Mapping islands: context topography

The explorer’s metaphor is a series of articles that aim to provide an introduction to sensemaking and complexity management for designers, managers, and decision-makers.

Topography is the study of the forms and features of land surfaces. The topography of an area could refer to the surface forms and features themselves, or a description (especially their depiction in maps).

Territory mapping

Sensemaking is about creating a coherent approximation of the terrain. It is the act of creating an understanding of an unclear situation or context.

The territory here is an abstract construction (not to be taken literally): this is the context you are evolving in, be it the organization in which you’re trying to make changes, a challenge you’re trying to address, etc.

Coherency is what we look for. Uncertain and complex contexts might display contradictory narratives and hypotheses, and the worse thing here would be to be unable to act or wait too long before it’s too late.

For coherent patterns to emerge, we need to understand the space of the context. Mapping the territory helps makes sense of it, understand interactions, relationships, influences, etc. A useful map in an unclear situation is not necessarily one that displays all possible details of reality, but one that gives enough relevant information to find our marks, give direction, and make decisions.

Topography as a metaphor

The map is composed of a collection of different information, descriptions, characteristics, etc. that help describe (and share the understanding of) what we see on the terrain from different perspectives. As an actual terrain posses different elevations, mountains, hills, valleys, rivers, etc. These are structural elements, such as people, activities, processes, products, etc. Those are dispositional constraints.

Even more so, the terrain is what it is. Changing it by direct means is costly, effortful, and probably the last thing we would like to try when things are unpredictable. Think about managing floodplains or digging tunnels for instance.

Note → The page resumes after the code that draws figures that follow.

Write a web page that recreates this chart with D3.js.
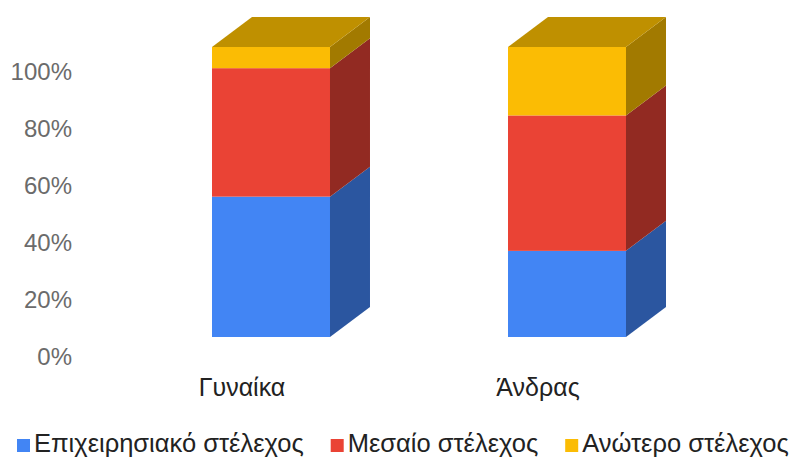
<!DOCTYPE html>
<html>
<head>
<meta charset="utf-8">
<script src="https://cdn.jsdelivr.net/npm/d3@7"></script>
<style>
  html, body { margin: 0; padding: 0; background: #fff; }
  svg { display: block; font-family: "Liberation Sans", Arial, sans-serif; }
</style>
</head>
<body>
<svg id="chart" width="794" height="459"></svg>
<script>
// Job level shares by gender (fractions of each bar)
const categories = ["Γυναίκα", "Άνδρας"];
const seriesNames = ["Επιχειρησιακό στέλεχος", "Μεσαίο στέλεχος", "Ανώτερο στέλεχος"];
const operational = [0.484, 0.297];
const middle = [0.443, 0.467];
const senior = [0.073, 0.236];
const tickValues = [0, 0.2, 0.4, 0.6, 0.8, 1.0];

const frontColors = ["#4285F4", "#EA4335", "#FBBC04"];
const sideColors = ["#2B56A0", "#922A22", "#A27A00"];
const topColors = ["#2F63BA", "#B0332A", "#BF9000"];

const svg = d3.select("#chart");
const depth = { dx: 40, dy: -30 };

const x = d3.scaleBand().domain(categories).range([64, 774])
  .paddingInner(0.6014).paddingOuter(0.5);
// front face of the bars
const y = d3.scaleLinear().domain([0, 1]).range([337, 47]);
// axis labels sit on the floor plane of the box
const yAxisScale = d3.scaleLinear().domain([0, 1]).range([357, 72]);

const rows = categories.map((c, i) => ({ cat: c, vals: [operational[i], middle[i], senior[i]] }));
const stack = d3.stack().keys([0, 1, 2]).value((d, k) => d.vals[k]);
const layers = stack(rows);

// y axis labels
const yAxis = d3.axisLeft(yAxisScale).tickValues(tickValues)
  .tickFormat(d3.format(".0%")).tickSize(0).tickPadding(0);
const gy = svg.append("g").attr("transform", "translate(72,0)").call(yAxis);
gy.select(".domain").remove();
gy.selectAll("text").attr("font-size", 24).attr("fill", "#6b6b6b")
  .attr("font-family", "\"Liberation Sans\", Arial, sans-serif");

// bars
const bars = svg.append("g");
rows.forEach((row, i) => {
  const x0 = x(row.cat), x1 = x0 + x.bandwidth();
  const g = bars.append("g");
  layers.forEach((layer, k) => {
    const [v0, v1] = layer[i];
    const yb = y(v0), yt = y(v1);
    g.append("rect").attr("x", x0).attr("y", yt).attr("width", x1 - x0).attr("height", yb - yt)
      .attr("fill", frontColors[k]);
    g.append("polygon")
      .attr("points", [[x1, yt], [x1 + depth.dx, yt + depth.dy], [x1 + depth.dx, yb + depth.dy], [x1, yb]].join(" "))
      .attr("fill", sideColors[k]);
  });
  const last = layers.length - 1;
  const ytop = y(layers[last][i][1]);
  g.append("polygon")
    .attr("points", [[x0, ytop], [x0 + depth.dx, ytop + depth.dy], [x1 + depth.dx, ytop + depth.dy], [x1, ytop]].join(" "))
    .attr("fill", topColors[last]);
});

// category labels
svg.append("g").selectAll("text").data(categories).join("text")
  .attr("x", d => x(d) + x.bandwidth() / 2 - 29)
  .attr("y", 396)
  .attr("text-anchor", "middle")
  .attr("font-size", 25)
  .attr("fill", "#222")
  .text(d => d);

// legend
const legend = svg.append("g").attr("transform", "translate(17,0)");
let lx = 0;
seriesNames.forEach((name, k) => {
  const item = legend.append("g").attr("transform", `translate(${lx},0)`);
  item.append("rect").attr("x", 0).attr("y", 439).attr("width", 13).attr("height", 13)
    .attr("fill", frontColors[k]);
  const t = item.append("text").attr("x", 17).attr("y", 452)
    .attr("font-size", 25.5).attr("fill", "#222").text(name);
  lx += 17 + t.node().getComputedTextLength() + 27;
});
</script>
</body>
</html>
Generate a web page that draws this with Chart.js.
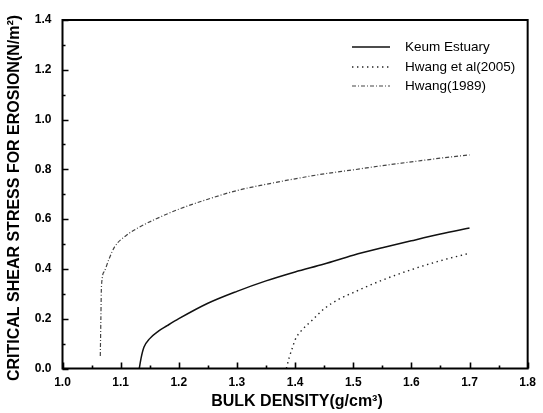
<!DOCTYPE html>
<html><head><meta charset="utf-8">
<script src="https://cdn.jsdelivr.net/npm/chart.js@4.4.0/dist/chart.umd.min.js"></script>
<style>html,body{margin:0;padding:0;background:#fff}#wrap{width:543px;height:413px;position:relative}</style>
</head><body><div id="wrap"><canvas id="c" width="543" height="413"></canvas></div>
<script>
const seriesNames = ["Keum Estuary", "Hwang et al(2005)", "Hwang(1989)"];
const keumX = [1.132,1.135,1.14,1.15,1.165,1.18,1.2,1.25,1.3,1.35,1.4,1.45,1.5,1.55,1.6,1.65,1.7];
const keumY = [0,0.04,0.085,0.12,0.15,0.172,0.2,0.262,0.31,0.352,0.388,0.42,0.455,0.485,0.513,0.54,0.564];
const hwang05X = [1.385,1.39,1.395,1.40,1.41,1.43,1.45,1.475,1.5,1.55,1.6,1.65,1.7];
const hwang05Y = [0,0.045,0.08,0.115,0.15,0.195,0.24,0.278,0.305,0.355,0.397,0.433,0.463];
const hwang89X = [1.065,1.066,1.067,1.072,1.08,1.09,1.11,1.13,1.16,1.2,1.25,1.3,1.35,1.4,1.45,1.5,1.55,1.6,1.65,1.7];
const hwang89Y = [0.05,0.2,0.33,0.39,0.44,0.49,0.535,0.565,0.6,0.64,0.68,0.715,0.74,0.762,0.782,0.798,0.815,0.83,0.845,0.858];
const xTicks = [1.0,1.1,1.2,1.3,1.4,1.5,1.6,1.7,1.8];
const yTicks = [0.0,0.2,0.4,0.6,0.8,1.0,1.2,1.4];
const xTitle = "BULK DENSITY(g/cm\u00B3)";
const yTitle = "CRITICAL SHEAR STRESS FOR EROSION(N/m\u00B2)";

const pts = (xs, ys) => xs.map((x, i) => ({x: x, y: ys[i]}));
const FONT = "'Liberation Sans', Arial, sans-serif";

const styles = [
  {color:'#111', width:1.5, dash:[]},
  {color:'#222', width:1.4, dash:[1.4,3.6]},
  {color:'#444', width:1.2, dash:[4,2,1,2]}
];

const framePlugin = {
  id: 'frame',
  afterDraw(chart) {
    const ctx = chart.ctx, a = chart.chartArea;
    const xs = chart.scales.x, ys = chart.scales.y;
    ctx.save();
    ctx.strokeStyle = '#000';
    ctx.lineWidth = 2;
    ctx.setLineDash([]);
    ctx.strokeRect(a.left, a.top, a.right - a.left, a.bottom - a.top);
    ctx.lineWidth = 1.6;
    ctx.beginPath();
    for (let v = 1.0; v <= 1.8001; v += 0.05) {
      const px = Math.round(xs.getPixelForValue(v)) + 0.5;
      const major = Math.abs(v * 10 - Math.round(v * 10)) < 1e-6;
      const len = major ? 6 : 3;
      ctx.moveTo(px, a.bottom); ctx.lineTo(px, a.bottom - len);
    }
    for (let v = 0; v <= 1.4001; v += 0.1) {
      const py = Math.round(ys.getPixelForValue(v)) + 0.5;
      const major = Math.abs(v * 5 - Math.round(v * 5)) < 1e-6;
      const len = major ? 6 : 3;
      ctx.moveTo(a.left, py); ctx.lineTo(a.left + len, py);
    }
    ctx.stroke();
    ctx.fillStyle = '#000';
    ctx.font = 'bold 16px ' + FONT;
    ctx.textAlign = 'center';
    ctx.textBaseline = 'middle';
    ctx.fillText(xTitle, 297, 402);
    ctx.save();
    ctx.translate(15, 198);
    ctx.rotate(-Math.PI / 2);
    ctx.fillText(yTitle, 0, 0);
    ctx.restore();
    ctx.font = '13.5px ' + FONT;
    ctx.textAlign = 'left';
    const rows = [47, 67, 86];
    seriesNames.forEach((n, i) => {
      const s = styles[i];
      ctx.strokeStyle = s.color; ctx.lineWidth = s.width; ctx.setLineDash(s.dash);
      ctx.beginPath(); ctx.moveTo(352, rows[i]); ctx.lineTo(390, rows[i]); ctx.stroke();
      ctx.setLineDash([]);
      ctx.fillStyle = '#000';
      ctx.fillText(n, 405, rows[i]);
    });
    ctx.restore();
  }
};

new Chart(document.getElementById('c'), {
  type: 'line',
  data: {
    datasets: [
      {label: seriesNames[0], data: pts(keumX, keumY)},
      {label: seriesNames[1], data: pts(hwang05X, hwang05Y)},
      {label: seriesNames[2], data: pts(hwang89X, hwang89Y)}
    ].map((d, i) => Object.assign(d, {
      borderColor: styles[i].color, borderWidth: styles[i].width, borderDash: styles[i].dash,
      pointRadius: 0, fill: false, cubicInterpolationMode: 'monotone'
    }))
  },
  options: {
    responsive: false, animation: false,
    layout: {padding: {top: 20, right: 9, left: 0, bottom: 0}},
    plugins: {legend: {display: false}, tooltip: {enabled: false}},
    scales: {
      x: {
        type: 'linear', min: 1.0, max: 1.8,
        afterBuildTicks: s => { s.ticks = xTicks.map(v => ({value: v})); },
        afterFit: s => { s.height = 44.5; },
        grid: {display: false, drawTicks: false},
        border: {display: false},
        ticks: {padding: 7, color: '#000', font: {family: FONT, size: 12, weight: 'bold'},
                callback: v => v.toFixed(1), maxRotation: 0}
      },
      y: {
        type: 'linear', min: 0, max: 1.4,
        afterBuildTicks: s => { s.ticks = yTicks.map(v => ({value: v})); },
        afterFit: s => { s.width = 62.5; },
        grid: {display: false, drawTicks: false},
        border: {display: false},
        ticks: {padding: 11, color: '#000', font: {family: FONT, size: 12, weight: 'bold'},
                callback: v => v.toFixed(1)}
      }
    }
  },
  plugins: [framePlugin]
});
</script></body></html>
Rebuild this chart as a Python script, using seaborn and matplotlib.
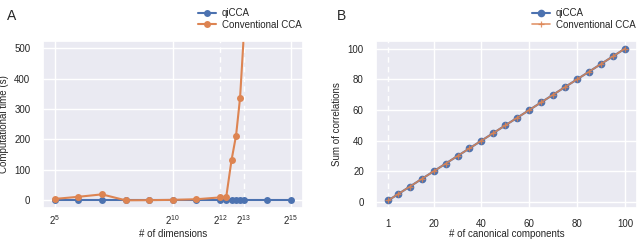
import matplotlib
matplotlib.use("Agg")
import matplotlib.pyplot as plt
import numpy as np
import pandas as pd
import seaborn as sns

# Panel A: run time vs number of dimensions
dims_qi = [32, 64, 128, 256, 512, 1024, 2048, 4096, 4915, 5734, 6554, 7373, 8192, 16384, 32768]
time_qi = [0.5, 0.5, 0.5, 0.5, 0.5, 0.5, 0.5, 0.5, 0.5, 0.5, 0.5, 0.5, 0.5, 0.5, 0.5]
dims_cca = [32, 64, 128, 256, 512, 1024, 2048, 4096, 4915, 5734, 6554, 7373, 8192]
time_cca = [5, 12, 20, 0.5, 1, 2, 4, 10, 12, 132, 213, 337, 535]

# Panel B: sum of correlations vs number of components
comps = [1, 5, 10, 15, 20, 25, 30, 35, 40, 45, 50, 55, 60, 65, 70, 75, 80, 85, 90, 95, 100]
sum_qi = [1, 5, 10, 15, 20, 25, 30, 35, 40, 45, 50, 55, 60, 65, 70, 75, 80, 85, 90, 95, 100]
sum_cca = [1, 5, 10, 15, 20, 25, 30, 35, 40, 45, 50, 55, 60, 65, 70, 75, 80, 85, 90, 95, 100]

xticks_a = [2**5, 2**10, 2**12, 2**13, 2**15]
xticklabels_a = [r"$2^{5}$", r"$2^{10}$", r"$2^{12}$", r"$2^{13}$", r"$2^{15}$"]
xticks_b = [1, 20, 40, 60, 80, 100]

sns.set_theme(style="darkgrid")
plt.rcParams["font.family"] = ["Liberation Sans", "DejaVu Sans"]
plt.rcParams["mathtext.fontset"] = "custom"
plt.rcParams["mathtext.rm"] = "Liberation Sans"
plt.rcParams["mathtext.it"] = "Liberation Sans"
FS = 7

blue, orange = sns.color_palette("deep")[:2]

fig = plt.figure(figsize=(6.4, 2.4), dpi=100)
ax_a = fig.add_axes([0.067, 0.133, 0.406, 0.696])
ax_b = fig.add_axes([0.588, 0.133, 0.407, 0.696])

# --- A ---
df_qi = pd.DataFrame({"dims": dims_qi, "time": time_qi})
df_cca = pd.DataFrame({"dims": dims_cca, "time": time_cca})
sns.lineplot(data=df_qi, x="dims", y="time", ax=ax_a, color=blue, marker="o",
             markersize=5, markeredgewidth=0, linewidth=1.5, label="qiCCA")
sns.lineplot(data=df_cca, x="dims", y="time", ax=ax_a, color=orange, marker="o",
             markersize=5, markeredgewidth=0, linewidth=1.5, label="Conventional CCA")
ax_a.set_xscale("log", base=2)
ax_a.set_xticks(xticks_a)
ax_a.set_xticklabels(xticklabels_a)
ax_a.minorticks_off()
ax_a.set_ylim(-25, 523)
ax_a.set_yticks([0, 100, 200, 300, 400, 500])
ax_a.set_xlabel("# of dimensions", fontsize=FS)
ax_a.set_ylabel("Computational time (s)", fontsize=FS, labelpad=4)
gl = ax_a.get_xgridlines()
gl[2].set_linestyle((0, (4, 3)))
gl[3].set_linestyle((0, (4, 3)))

# --- B ---
df_bq = pd.DataFrame({"k": comps, "s": sum_qi})
df_bc = pd.DataFrame({"k": comps, "s": sum_cca})
sns.lineplot(data=df_bq, x="k", y="s", ax=ax_b, color=blue, marker="o",
             markersize=5.5, markeredgewidth=0, linewidth=1.5, label="qiCCA")
sns.lineplot(data=df_bc, x="k", y="s", ax=ax_b, color=orange, marker="+",
             markersize=4, markeredgewidth=0.9, markeredgecolor=orange,
             linewidth=1.2, alpha=0.85, label="Conventional CCA")
ax_b.set_xticks(xticks_b)
ax_b.set_yticks([0, 20, 40, 60, 80, 100])
ax_b.set_xlabel("# of canonical components", fontsize=FS)
ax_b.set_ylabel("Sum of correlations", fontsize=FS, labelpad=4)
ax_b.get_xgridlines()[0].set_linestyle((0, (4, 3)))

for ax in (ax_a, ax_b):
    ax.tick_params(axis="y", labelsize=FS, pad=3)
    ax.tick_params(axis="x", labelsize=FS, pad=2)
    ax.xaxis.set_label_coords(0.5, -0.125)
    ax.legend(loc="lower right", bbox_to_anchor=(1.01, 1.045), frameon=False,
              fontsize=FS, handlelength=1.8, borderaxespad=0.0,
              labelspacing=0.15, handletextpad=0.6)
ax_a.tick_params(axis="x", pad=-2)

fig.text(0.011, 0.935, "A", fontsize=10, va="center")
fig.text(0.527, 0.935, "B", fontsize=10, va="center")

fig.savefig("out.png", dpi=100)
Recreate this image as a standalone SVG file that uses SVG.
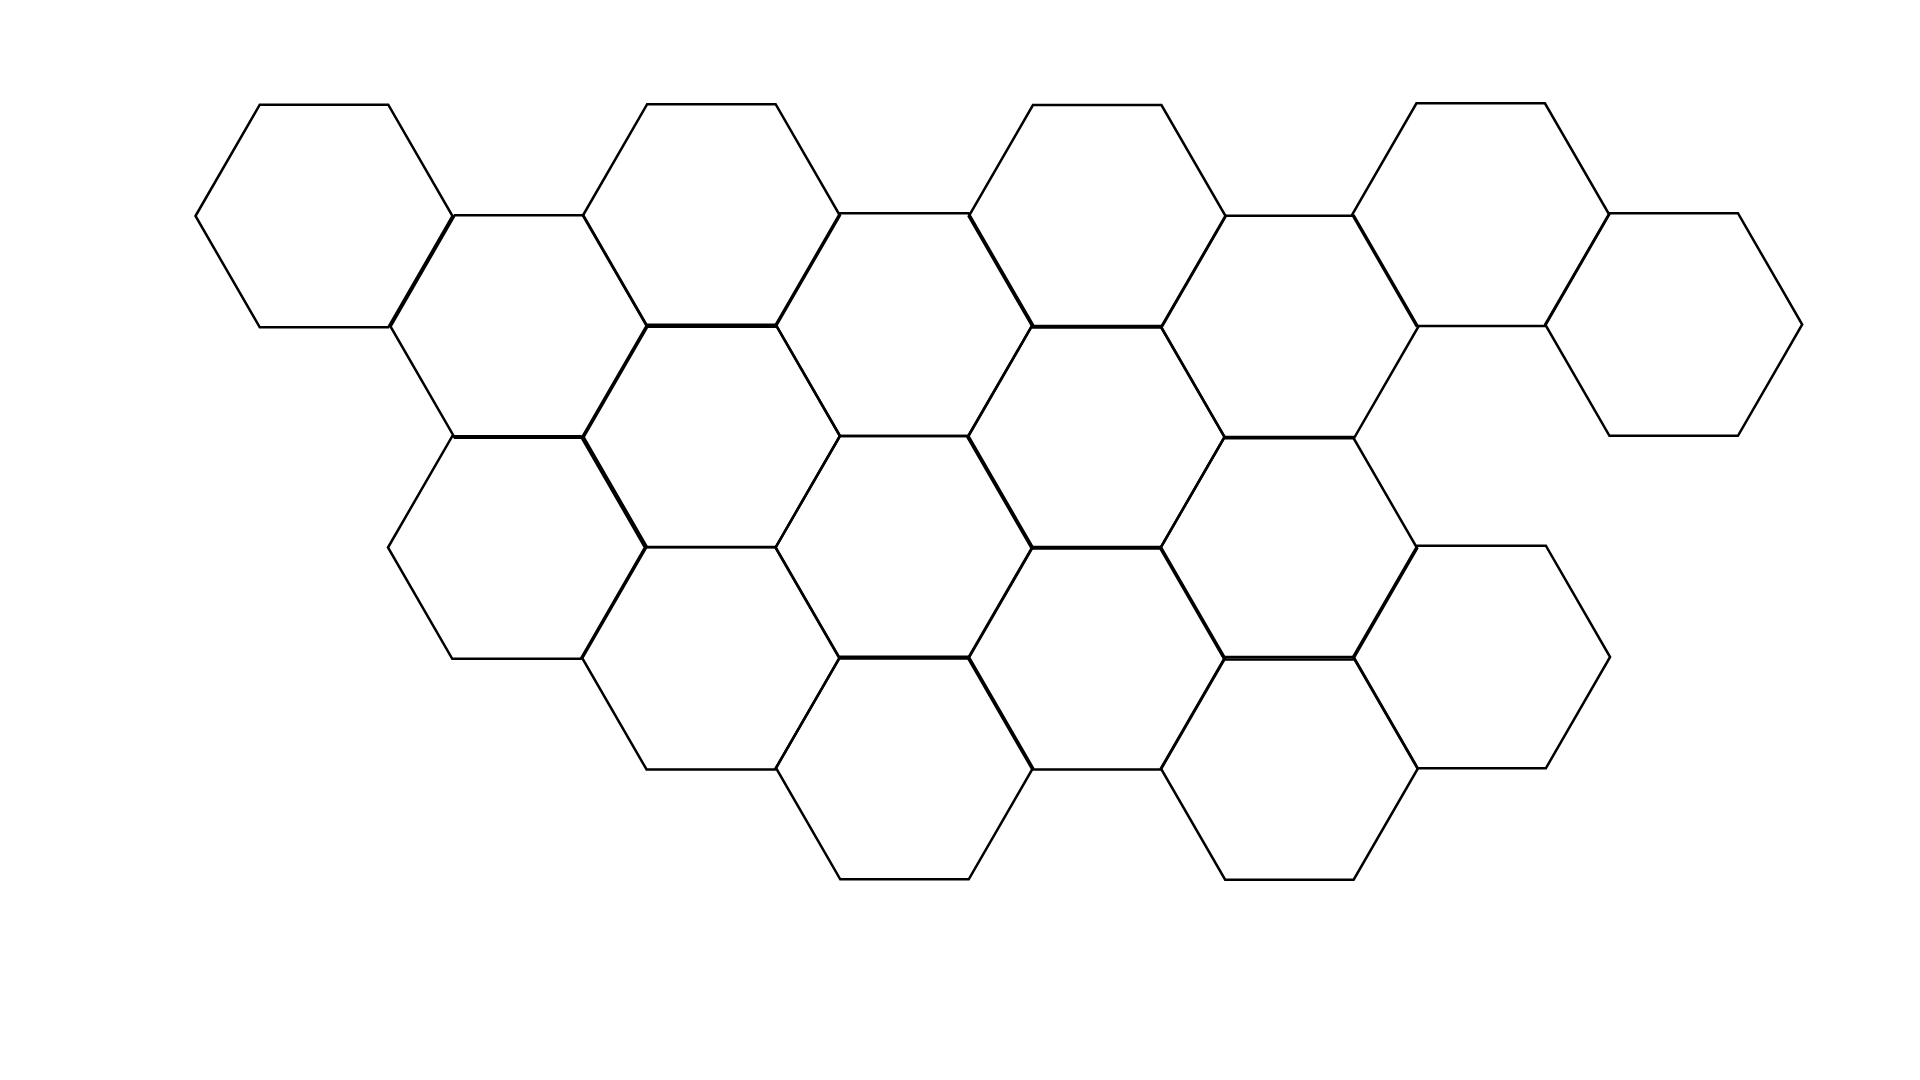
<svg xmlns="http://www.w3.org/2000/svg" xmlns:xlink="http://www.w3.org/1999/xlink" width="1920" height="1080" viewBox="0 0 1920 1080">
  <style>
    .hex { fill: none; stroke: #000; stroke-width: 2.5; stroke-linejoin: miter; }
  </style>
  <defs>
    <polygon id="h" class="hex" points="-128.5,0 -64.25,-111.28 64.25,-111.28 128.5,0 64.25,111.28 -64.25,111.28"/>
  </defs>
  <rect width="1920" height="1080" fill="#fff"/>
  <g id="hex-1-1"><use href="#h" x="324" y="216"/></g>
  <g id="hex-2-1"><use href="#h" x="519" y="326.5"/></g>
  <g id="hex-2-2"><use href="#h" x="516.5" y="547.5"/></g>
  <g id="hex-3-1"><use href="#h" x="711.4" y="215.5"/></g>
  <g id="hex-3-2"><use href="#h" x="711.4" y="436"/></g>
  <g id="hex-3-3"><use href="#h" x="710.8" y="658.2"/></g>
  <g id="hex-4-1"><use href="#h" x="904.3" y="324.6"/></g>
  <g id="hex-4-2"><use href="#h" x="904.2" y="547.3"/></g>
  <g id="hex-4-3"><use href="#h" x="904.5" y="768"/></g>
  <g id="hex-5-1"><use href="#h" x="1097.2" y="216.3"/></g>
  <g id="hex-5-2"><use href="#h" x="1096" y="437.2"/></g>
  <g id="hex-5-3"><use href="#h" x="1096.6" y="658.2"/></g>
  <g id="hex-6-1"><use href="#h" x="1289.7" y="327"/></g>
  <g id="hex-6-2"><use href="#h" x="1288.7" y="548.3"/></g>
  <g id="hex-6-3"><use href="#h" x="1289.4" y="768.4"/></g>
  <g id="hex-7-1"><use href="#h" x="1480.7" y="214.6"/></g>
  <g id="hex-7-2"><use href="#h" x="1481.6" y="657"/></g>
  <g id="hex-8-1"><use href="#h" x="1673.7" y="324.5"/></g>
  <g id="connectors"></g>
</svg>
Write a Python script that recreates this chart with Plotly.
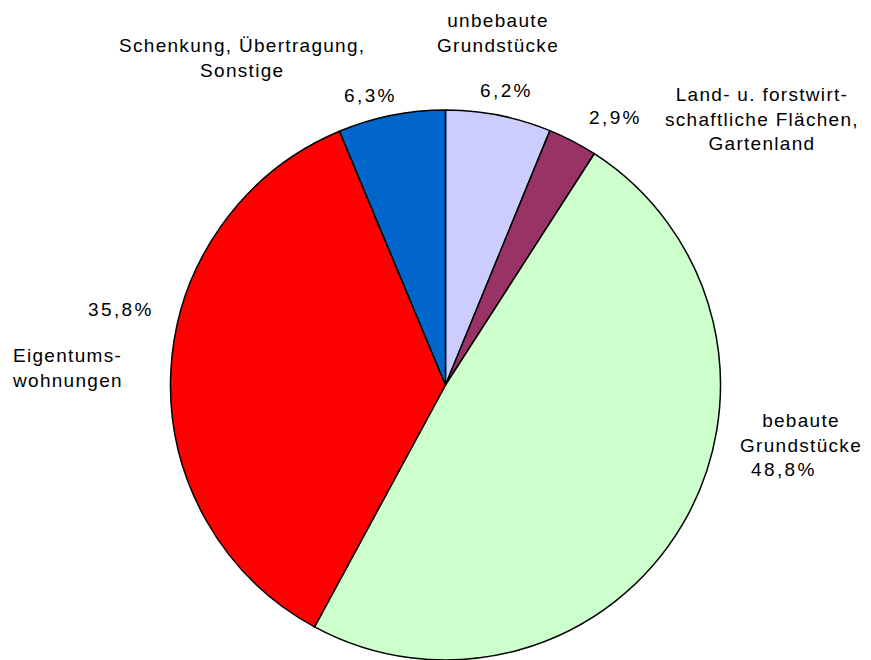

Instead, what we see in nature is organisms adapt to the terrain. Information will always take the most cost-effective pathways. Locally, paths are sustained only if value is delivered to the network, otherwise, they simply atrophy.

The question, therefore, is: how might we change the relationships between different elements, the components, that compose our terrain?

Sometimes it requires making the invisible visible and enable discussions & collaboration to emerge around this understanding. Sometimes it requires a more direct medium, such as a product or change in processes. And sometimes it requires a parallelization of different strategies to increase the chances of positive impacts.